Set up and manage AWS SageMaker pipelines, endpoints, and monitoring for large scale inference workloads, including embedding generation, named entity recognition, reranking, and video processing.
Own GPU & CPU infrastructure selection, scaling, & optimization, including instance benchmarking, autoscaling behavior, & load testing.
Deploy, monitor, & operate inference services that support hundreds of thousands of queries per day across text, image, & video pipelines.
Establish standardized ML deployment patterns at AP, including:
Containerization and orchestration strategies
Environment isolation (Dev / QA / Prod)
Versioned promotion, rollback, and recovery mechanisms
Implement monitoring, alerting, drift detection, and evaluation metrics for production ML systems, tracking latency, error rates, throughput, and model/data drift.
Enable A/B testing & controlled rollout strategies for ML models in partnership with engineering & product teams.
Partner closely with ML Engineers, Data Scientists, DevOps, and Platform teams to:
Operationalize new models and pipeline improvements
Promote systems across environments safely
Ensure deployments meet reliability, scale, and cost targets
Manage high-throughput I/O and data movement for large collections of media assets (text, images, video), avoiding CPU, network, and storage bottlenecks.

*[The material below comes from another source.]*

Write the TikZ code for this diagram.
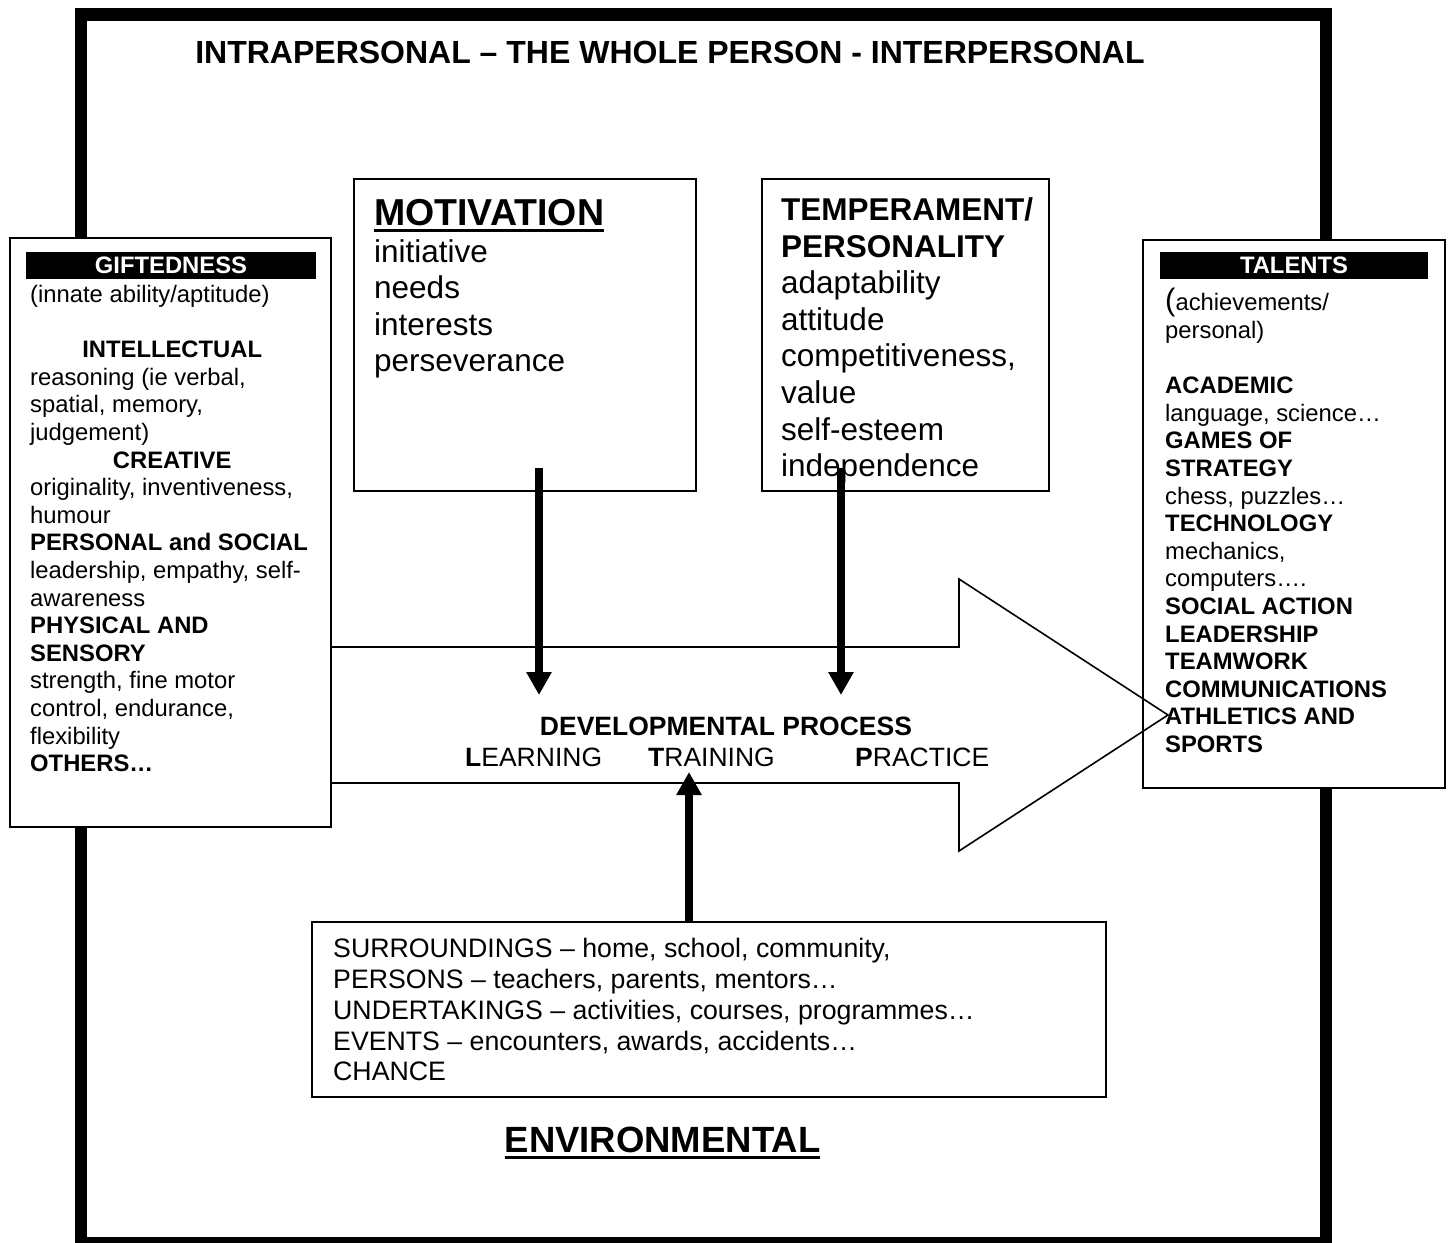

Reduce operational risk by enforcing reproducibility, observability, security, & cost control across production ML systems.
This role owns:
Deployment, scaling, and runtime operation of ML systems
ML infrastructure configuration and orchestration
Monitoring, alerting, A/B testing infrastructure, and drift detection
Reliability, cost control, and production governance
This role does NOT own:
Designing model architecture
Feature engineering or data science outputs
Model accuracy or inference logic (These are owned by ML Engineers and Data Science)
Required Skills & Experience
Hands‑on experience deploying and operating ML inference systems in production.

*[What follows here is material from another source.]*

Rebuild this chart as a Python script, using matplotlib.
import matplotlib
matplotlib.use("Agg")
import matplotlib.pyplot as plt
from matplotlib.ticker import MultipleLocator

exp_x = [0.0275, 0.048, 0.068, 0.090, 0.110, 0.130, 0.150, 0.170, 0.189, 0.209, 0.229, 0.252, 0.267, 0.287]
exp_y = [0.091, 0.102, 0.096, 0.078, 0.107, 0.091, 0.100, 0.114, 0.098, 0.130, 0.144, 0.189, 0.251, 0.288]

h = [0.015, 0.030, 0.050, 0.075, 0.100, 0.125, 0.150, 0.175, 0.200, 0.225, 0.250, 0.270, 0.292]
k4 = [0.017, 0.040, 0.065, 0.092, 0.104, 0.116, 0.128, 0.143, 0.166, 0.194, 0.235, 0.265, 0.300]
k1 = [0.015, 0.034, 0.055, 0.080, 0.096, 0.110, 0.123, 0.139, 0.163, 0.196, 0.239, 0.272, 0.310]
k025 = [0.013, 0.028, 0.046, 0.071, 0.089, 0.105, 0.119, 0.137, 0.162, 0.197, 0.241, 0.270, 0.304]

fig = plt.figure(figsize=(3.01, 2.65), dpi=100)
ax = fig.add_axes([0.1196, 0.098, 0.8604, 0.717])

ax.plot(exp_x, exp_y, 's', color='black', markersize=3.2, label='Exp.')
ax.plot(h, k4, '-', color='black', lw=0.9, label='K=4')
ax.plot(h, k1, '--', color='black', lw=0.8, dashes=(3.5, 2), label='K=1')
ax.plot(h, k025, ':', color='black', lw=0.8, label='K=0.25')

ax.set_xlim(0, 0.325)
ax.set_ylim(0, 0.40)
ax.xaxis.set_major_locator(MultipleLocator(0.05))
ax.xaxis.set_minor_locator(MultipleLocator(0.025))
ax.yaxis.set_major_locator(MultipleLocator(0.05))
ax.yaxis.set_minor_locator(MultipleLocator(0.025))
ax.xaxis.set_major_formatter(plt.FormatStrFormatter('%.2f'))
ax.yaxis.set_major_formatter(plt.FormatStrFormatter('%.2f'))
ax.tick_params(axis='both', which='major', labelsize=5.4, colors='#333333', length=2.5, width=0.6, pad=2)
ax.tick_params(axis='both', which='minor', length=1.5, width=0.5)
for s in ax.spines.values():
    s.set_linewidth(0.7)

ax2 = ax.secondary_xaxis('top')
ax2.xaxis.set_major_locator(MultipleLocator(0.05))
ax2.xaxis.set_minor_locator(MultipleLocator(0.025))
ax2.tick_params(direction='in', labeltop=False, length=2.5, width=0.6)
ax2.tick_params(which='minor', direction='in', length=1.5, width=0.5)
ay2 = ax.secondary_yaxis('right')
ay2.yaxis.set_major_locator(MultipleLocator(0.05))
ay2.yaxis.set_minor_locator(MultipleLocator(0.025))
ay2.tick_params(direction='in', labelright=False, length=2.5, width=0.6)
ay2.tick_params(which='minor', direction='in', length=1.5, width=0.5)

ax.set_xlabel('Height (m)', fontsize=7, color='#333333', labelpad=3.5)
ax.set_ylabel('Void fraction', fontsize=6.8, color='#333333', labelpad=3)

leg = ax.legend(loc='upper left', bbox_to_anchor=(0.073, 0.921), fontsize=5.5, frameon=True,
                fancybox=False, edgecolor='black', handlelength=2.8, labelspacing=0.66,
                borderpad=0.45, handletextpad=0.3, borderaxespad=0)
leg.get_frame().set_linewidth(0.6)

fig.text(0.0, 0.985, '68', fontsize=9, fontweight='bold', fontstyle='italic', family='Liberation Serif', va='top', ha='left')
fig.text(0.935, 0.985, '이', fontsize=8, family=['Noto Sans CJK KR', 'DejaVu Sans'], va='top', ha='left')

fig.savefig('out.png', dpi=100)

Experience with AWS SageMaker, including pipelines, endpoints, monitoring, and multi‑environment deployments.
Expertise deploying ML models using PyTorch and TensorFlow from an operational and serving perspective.
Proven experience with model deployment and orchestration, including containerized inference and autoscaling.
Experience selecting, evaluating, and optimizing compute resources (GPU/CPU) for production ML workloads.
Experience setting up monitoring, evaluation metrics, and A/B testing frameworks for ML systems in production.
Ability to collaborate effectively with ML Engineers, Data Scientists, and platform teams in a shared ownership model.
Strongly Preferred
Experience running ML workloads over large‑scale text, image, and video datasets.
Operational experience supporting ML systems involving Transformer‑based NLP models (e.g., BERT‑family models), Computer vision models, Ranking & reranking systems
Familiarity operating systems that use common ML model types such as Convolutional & feed‑forward neural networks, Ranking algorithms, Approximate Nearest Neighbor methods (HNSW)